Professional accountants in Australia must abide by the requirements of the Accounting Professional and Ethical Standards Board (APESB), and specifically its Code of Ethics. This includes duties of independence, to avoid conflicts of interest and a duty to act with sufficient expertise. 

Insolvency practitioners are also often members of the Australian Restructuring, Insolvency and Turnaround Association (ARITA), which means that all members are subject to their Code of Professional Practice

This provides strict guidance, especially around pre-appointment advice to directors, including requirements:

  • not to give any assurance about the outcome of the insolvency;
  • to explain that information provided by the director may be used during the administration; and
  • to explain that the directors will have obligations to, and be subject to the claims of, the insolvency practitioner.

There is a broader philosophical question around whether insolvency practitioners should have any professional duties, as it is not clear that they constitute a profession at all. There seems to be little collegiality across the industry, nor an underlying ‘ethical core’ for insolvency practitioners, such as those that govern lawyers or doctors. 

The public perception of the industry is certainly fairly dodgy. Just consider Senator John Wacka Williams’ expression of concern about “wrongdoings, possibly the abuse of power and even corruption in some sectors of the industry”.

For an in depth consideration of the ‘professionalism’ question see Michael Murray’s Does insolvency practice constitute a profession?.

Duties of insolvency practitioners via ASIC undertakings

In addition to duties that apply to all insolvency practitioners, some insolvency practitioners may have duties applied to them by voluntary undertaking. These are set and enforced by ASIC as part of its regulatory role. These might include: 

  • A duty not to accept any new insolvency appointments;
  • A duty to undertake specified training; and 
  • A duty to have work independently reviewed. 

How can action be taken for a breach of duty?

If insolvency practitioners do breach their duties, what can be done about it? There are several options: 

  • Regulator action. ASIC is the key regulator. They can make directions to liquidators, require additional training and ultimately apply for cancellation of registration. In recent years ASIC has tightened up the registration process and is focused on increasing the professionalisation of the industry.
  • Voluntary court action. The Court can take action of its own volition to remove a liquidator for breach of duty (see section 536 of the Corporations Act 2001 (Cth)).
  • Individual complaint. Any individual can make a complaint to the court about the conduct of a liquidator (ie. any creditor/the commissioner of taxation can make a complaint). See for example, Commissioner of Taxation v Iannuzzi (No 2) [2019] FCA 1818. The expense of an individual (non-ATO) creditor taking such a case means that this rarely occurs (we are aware of no cases). 
  • Cause of action in tort or equity. Where there is breach of legal duty, and a creditor has suffered damages, they could bring an action such as breach of statutory duty, breach of trust or breach of fiduciary duty, depending on the circumstances. Note, that because directors and liquidators control the books, it would be difficult for creditors to acquire proof. There are few cases (if any) where a creditor (other than the ATO) has commenced legal action against an insolvency practitioner for breach of a duty (other than to replace the appointee).

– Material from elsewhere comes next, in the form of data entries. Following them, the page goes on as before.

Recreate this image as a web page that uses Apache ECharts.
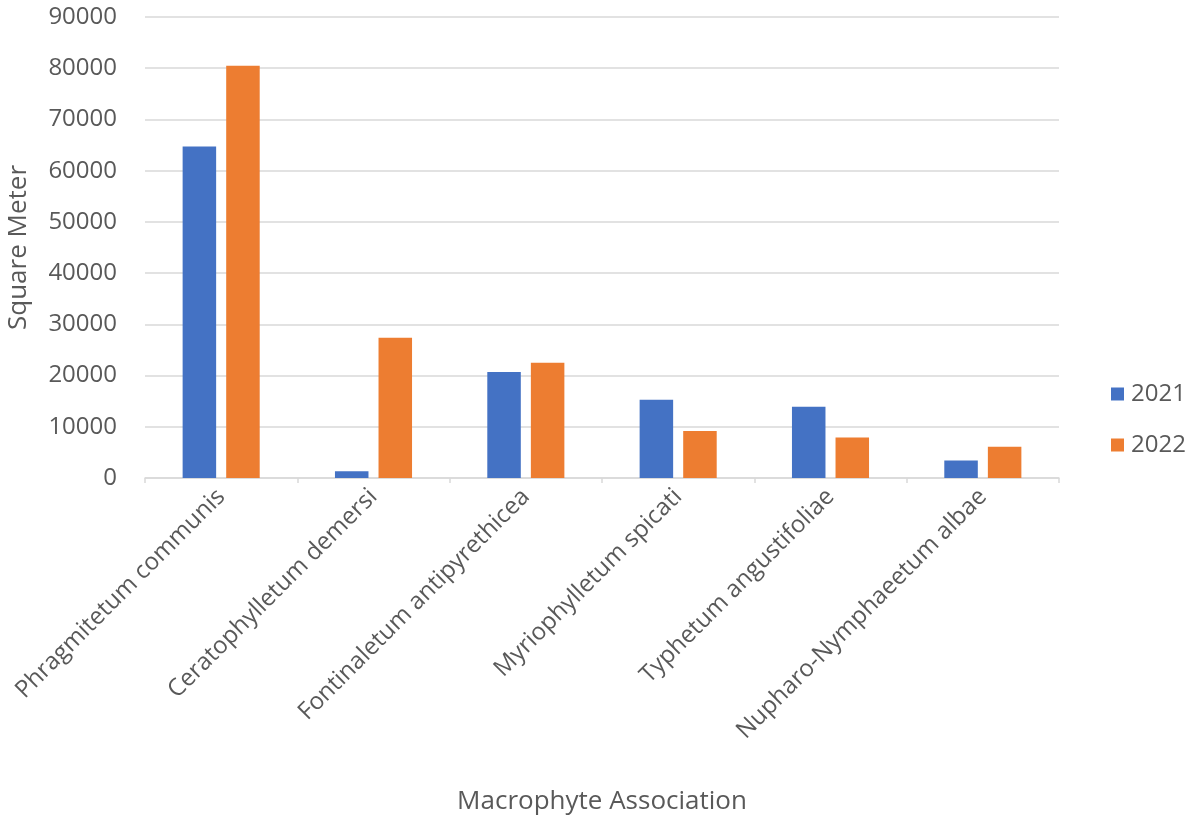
<!DOCTYPE html>
<html>
<head>
<meta charset="utf-8">
<script src="https://cdn.jsdelivr.net/npm/echarts@6/dist/echarts.min.js"></script>
<style>
  html, body { margin: 0; padding: 0; background: #ffffff; }
  #chart { width: 1193px; height: 817px; }
</style>
</head>
<body>
<div id="chart"></div>
<script>
// Area covered by each macrophyte association, in square metres
const categories = [
  'Phragmitetum communis',
  'Ceratophylletum demersi',
  'Fontinaletum antipyrethicea',
  'Myriophylletum spicati',
  'Typhetum angustifoliae',
  'Nupharo-Nymphaeetum albae'
];
const values2021 = [64700, 1300, 20700, 15300, 13900, 3400];
const values2022 = [80500, 27400, 22500, 9200, 7900, 6100];
const seriesNames = ['2021', '2022'];

const textColor = '#595959';
const fontFamily = '"Open Sans", "Liberation Sans", sans-serif';

const chart = echarts.init(document.getElementById('chart'), null, { renderer: 'canvas' });

chart.setOption({
  backgroundColor: '#ffffff',
  animation: false,
  textStyle: { fontFamily: fontFamily, color: textColor },
  grid: {
    left: 145, right: 134, top: 17, bottom: 339,
    containLabel: false,
    outerBoundsMode: 'none'
  },
  legend: {
    orient: 'vertical',
    left: 1106,
    top: 377,
    itemWidth: 13,
    itemHeight: 13,
    itemGap: 27,
    icon: 'rect',
    textStyle: { fontSize: 24, color: textColor, fontFamily: fontFamily, padding: [0, 0, 0, 2] },
    data: seriesNames
  },
  xAxis: {
    type: 'category',
    data: categories,
    name: 'Macrophyte Association',
    nameLocation: 'middle',
    nameGap: 311,
    nameTextStyle: { fontSize: 26, color: textColor, fontFamily: fontFamily },
    axisLine: { lineStyle: { color: '#d9d9d9', width: 1.5 } },
    axisTick: { show: true, length: 5, lineStyle: { color: '#d9d9d9', width: 1.5 } },
    axisLabel: {
      rotate: 45,
      interval: 0,
      margin: 15,
      fontSize: 24,
      color: textColor,
      fontFamily: fontFamily
    }
  },
  yAxis: {
    type: 'value',
    min: 0,
    max: 90000,
    interval: 10000,
    name: 'Square Meter',
    nameLocation: 'middle',
    nameGap: 113,
    nameTextStyle: { fontSize: 26, color: textColor, fontFamily: fontFamily },
    axisLine: { show: false },
    axisTick: { show: false },
    axisLabel: {
      margin: 28,
      fontSize: 24,
      color: textColor,
      fontFamily: fontFamily,
      formatter: function (v) { return String(v); }
    },
    splitLine: { lineStyle: { color: '#d9d9d9', width: 1.5 } }
  },
  series: [
    {
      name: seriesNames[0],
      type: 'bar',
      data: values2021,
      barWidth: '22%',
      barGap: '30%',
      itemStyle: { color: '#4472c4' }
    },
    {
      name: seriesNames[1],
      type: 'bar',
      data: values2022,
      barWidth: '22%',
      barGap: '30%',
      itemStyle: { color: '#ed7d31' }
    }
  ]
});
</script>
</body>
</html>
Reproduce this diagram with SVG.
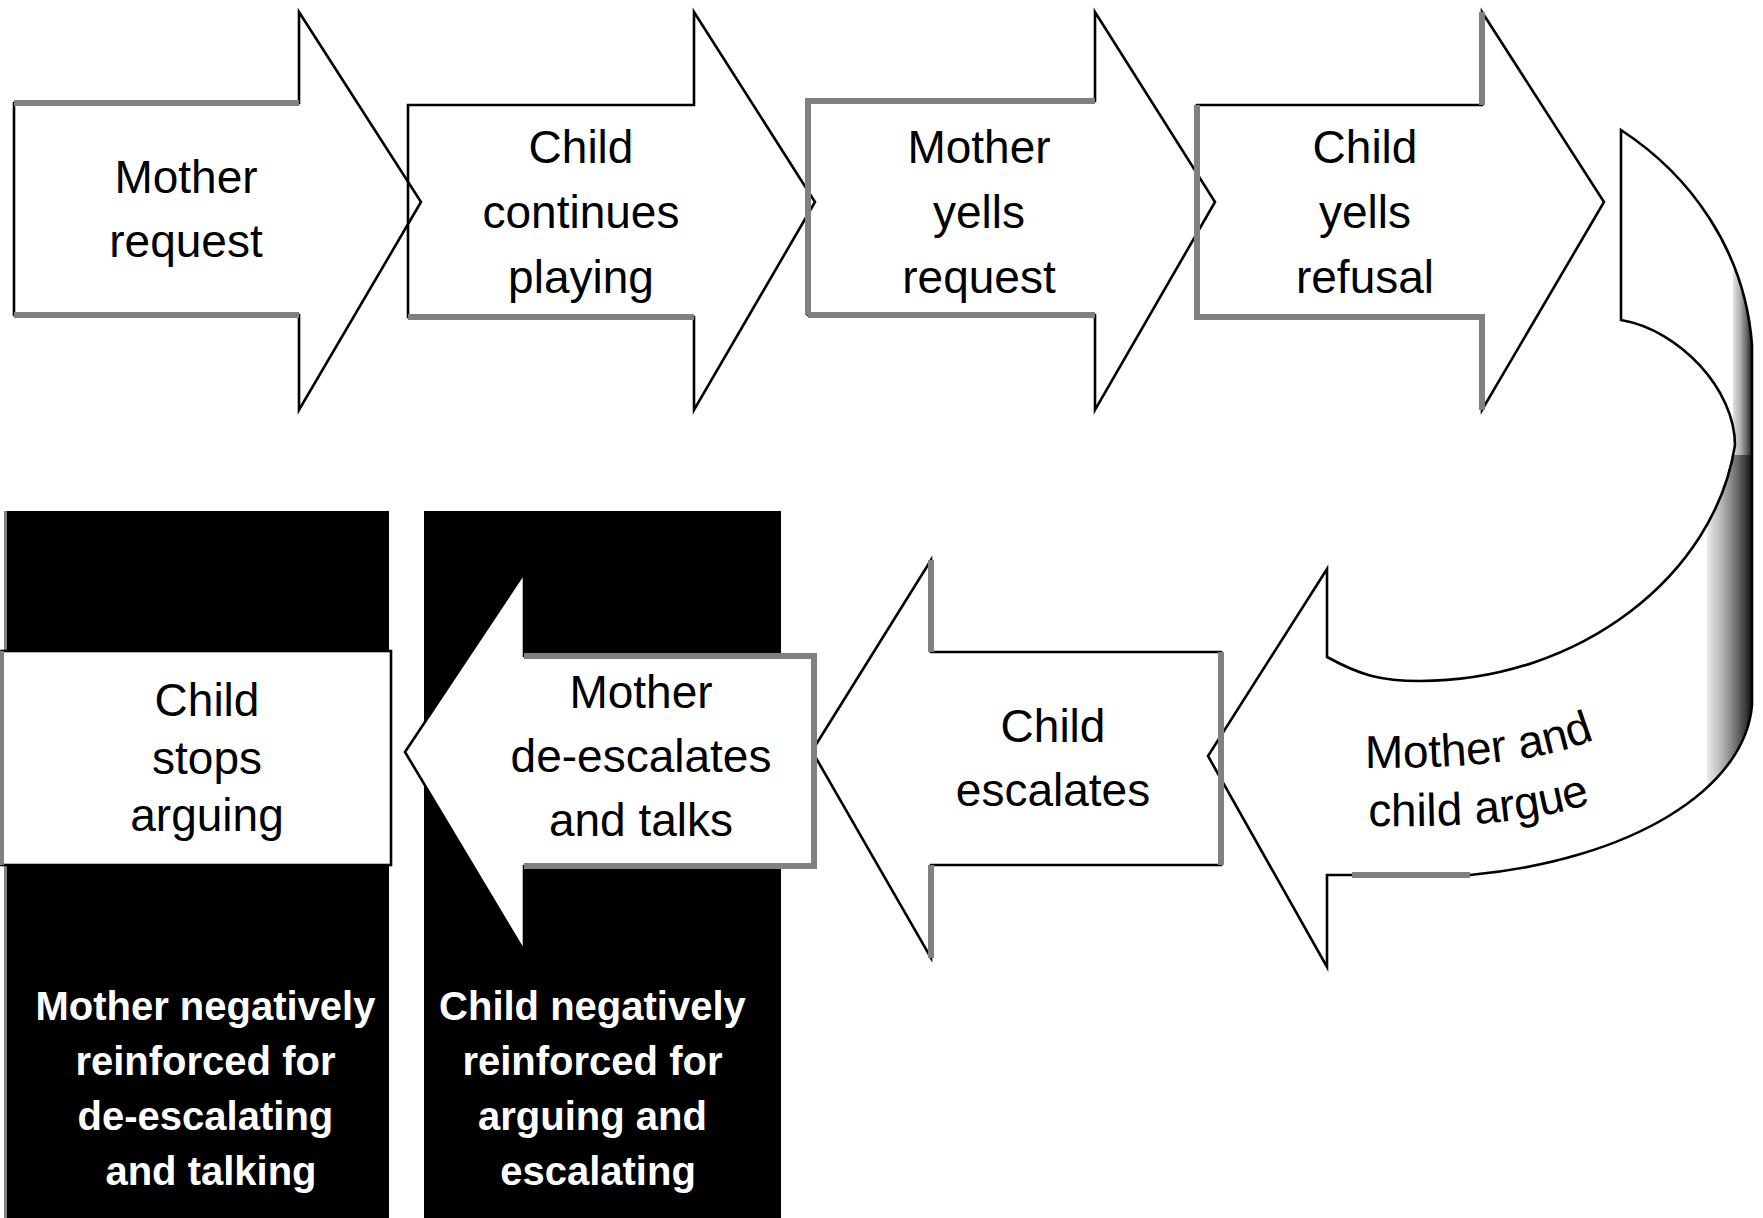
<svg xmlns="http://www.w3.org/2000/svg" width="1763" height="1218" viewBox="0 0 1763 1218">
  <defs>
    <style>
      .shape { fill: none; stroke: #000; stroke-width: 2.6; stroke-linejoin: miter; }
      .filled { fill: #fff; }
      .soft { fill: none; stroke: #808080; stroke-width: 6; stroke-linecap: butt; }
      .panel { fill: #000; }
      .label { font-family: "Liberation Sans", Arial, Helvetica, sans-serif; font-size: 46px; fill: #000; text-anchor: middle; }
      .curved { font-family: "Liberation Sans", Arial, Helvetica, sans-serif; font-size: 46px; fill: #000; }
      .note { font-family: "Liberation Sans", Arial, Helvetica, sans-serif; font-size: 40px; font-weight: bold; fill: #fff; text-anchor: middle; }
    </style>
    <!-- shading for the turned edge of the U-ribbon -->
    <linearGradient id="edgeShadeTop" gradientUnits="userSpaceOnUse" x1="1733" y1="0" x2="1754" y2="0">
      <stop offset="0" stop-color="#e0e0e0"/>
      <stop offset="0.35" stop-color="#b0b0b0"/>
      <stop offset="0.65" stop-color="#666"/>
      <stop offset="1" stop-color="#000"/>
    </linearGradient>
    <linearGradient id="edgeShadeLow" gradientUnits="userSpaceOnUse" x1="1707" y1="0" x2="1754" y2="0">
      <stop offset="0" stop-color="#ececec"/>
      <stop offset="0.3" stop-color="#b8b8b8"/>
      <stop offset="0.55" stop-color="#808080"/>
      <stop offset="0.8" stop-color="#404040"/>
      <stop offset="1" stop-color="#000"/>
    </linearGradient>
    <path id="ribbonOutline" d="M1621,130 C1690,175 1745,250 1752,345 L1752,705 C1745,790 1630,860 1470,875 L1327,875 L1327,967 L1208,756 L1327,569 L1327,657 C1360,675 1380,681 1420,681 C1580,681 1715,575 1735,445 C1735,390 1680,330 1621,320 Z"/>
    <clipPath id="ribbonClip">
      <use href="#ribbonOutline"/>
    </clipPath>
    <path id="argueLine1" d="M1365,768 C1450,768 1540,765 1605,735"/>
    <path id="argueLine2" d="M1368,826 C1460,827 1540,824 1605,798"/>
  </defs>

  <rect x="0" y="0" width="1763" height="1218" fill="#fff"/>

  <!-- black panels behind the last two steps -->
  <g id="panel-mother-reinforced">
    <rect class="panel" x="4" y="511" width="385" height="707"/>
    <line x1="5.5" y1="511" x2="5.5" y2="1218" stroke="#808080" stroke-width="3"/>
    <text class="note">
      <tspan x="211" y="1020">Mother negatively</tspan>
      <tspan x="211" y="1075">reinforced for</tspan>
      <tspan x="211" y="1130">de-escalating</tspan>
      <tspan x="211" y="1185">and talking</tspan>
    </text>
  </g>

  <g id="panel-child-reinforced">
    <rect class="panel" x="424" y="511" width="357" height="707"/>
    <text class="note">
      <tspan x="598" y="1020">Child negatively</tspan>
      <tspan x="598" y="1075">reinforced for</tspan>
      <tspan x="598" y="1130">arguing and</tspan>
      <tspan x="598" y="1185">escalating</tspan>
    </text>
  </g>

  <!-- top row, left to right -->
  <g id="n-mother-request">
    <path class="shape" d="M14,103 H299 V12 L421,202 L299,410 V315 H14 Z"/>
    <path class="soft" d="M14,103 H299 M14,315 H299"/>
    <text class="label"><tspan x="186" y="193">Mother</tspan><tspan x="186" y="257">request</tspan></text>
  </g>

  <g id="n-child-continues">
    <path class="shape" d="M408,105 H694 V12 L815,202 L694,410 V317 H408 Z"/>
    <path class="soft" d="M408,317 H694"/>
    <text class="label"><tspan x="581" y="163">Child</tspan><tspan x="581" y="228">continues</tspan><tspan x="581" y="293">playing</tspan></text>
  </g>

  <g id="n-mother-yells">
    <path class="shape" d="M808,101 H1095 V12 L1215,202 L1095,410 V315 H808 Z"/>
    <path class="soft" d="M808,315 V101 H1095 M808,315 H1095"/>
    <text class="label"><tspan x="979" y="163">Mother</tspan><tspan x="979" y="228">yells</tspan><tspan x="979" y="293">request</tspan></text>
  </g>

  <g id="n-child-yells">
    <path class="shape" d="M1197,105 H1482 V12 L1604,202 L1482,410 V317 H1197 Z"/>
    <path class="soft" d="M1197,105 V317 H1482 V410 M1482,105 V12"/>
    <text class="label"><tspan x="1365" y="163">Child</tspan><tspan x="1365" y="228">yells</tspan><tspan x="1365" y="293">refusal</tspan></text>
  </g>

  <!-- U-turn ribbon arrow -->
  <g id="n-argue">
    <use href="#ribbonOutline" fill="#fff"/>
    <g clip-path="url(#ribbonClip)">
      <path d="M1733,270 H1760 V455 H1733 Z" fill="url(#edgeShadeTop)"/>
      <path d="M1760,455 V800 H1707 V517 L1722,488 L1731,465 L1733,455 Z" fill="url(#edgeShadeLow)"/>
    </g>
    <use href="#ribbonOutline" class="shape"/>
    <path class="soft" d="M1352,875 H1470"/>
    <text class="curved"><textPath href="#argueLine1">Mother and</textPath></text>
    <text class="curved"><textPath href="#argueLine2">child argue</textPath></text>
  </g>

  <!-- bottom row, right to left -->
  <g id="n-child-escalates">
    <path class="shape" d="M812,751 L931,560 V652 H1221 V865 H931 V958 Z"/>
    <path class="soft" d="M931,560 V652 M1221,652 V865 M931,865 V958"/>
    <text class="label"><tspan x="1053" y="742">Child</tspan><tspan x="1053" y="806">escalates</tspan></text>
  </g>

  <g id="n-mother-deescalates">
    <path class="shape filled" d="M405,752 L524,573 V656 H814 V866 H524 V951 Z"/>
    <path class="soft" d="M524,656 H814 V866 H524"/>
    <text class="label"><tspan x="641" y="708">Mother</tspan><tspan x="641" y="772">de-escalates</tspan><tspan x="641" y="836">and talks</tspan></text>
  </g>

  <g id="n-child-stops">
    <rect class="shape filled" x="1.5" y="651" width="389.5" height="214"/>
    <line x1="2" y1="651" x2="2" y2="865" stroke="#808080" stroke-width="4"/>
    <text class="label"><tspan x="207" y="716">Child</tspan><tspan x="207" y="774">stops</tspan><tspan x="207" y="831">arguing</tspan></text>
  </g>
</svg>
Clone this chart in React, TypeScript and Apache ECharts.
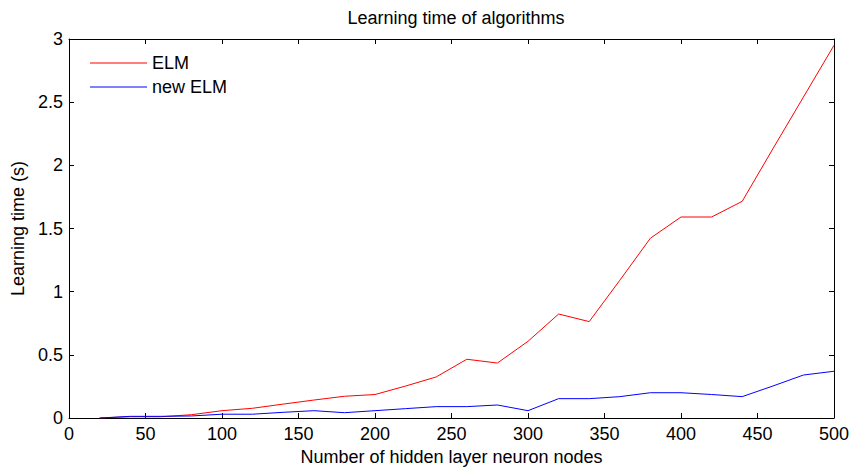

One might say that the best action that could be taken is realism — to understand that an insolvency appointment is not a guaranteed corporate rescue, it is a necessary step to deal with an insolvent company and to avoid an insolvent trading allegation. Therefore, for a disappointed creditor or director, any action for breach of duty will be of limited effect. 

From a director’s perspective, the key lesson is to seek out independent professional advice before a winding up may be necessary. Ideally this advice should be from an advisor who owes the director a fiduciary duty and can give good faith advice about potential outcomes. Our experience is that directors who have been through a voluntary administration in the past are the most likely to engage our firm before considering going through the process again.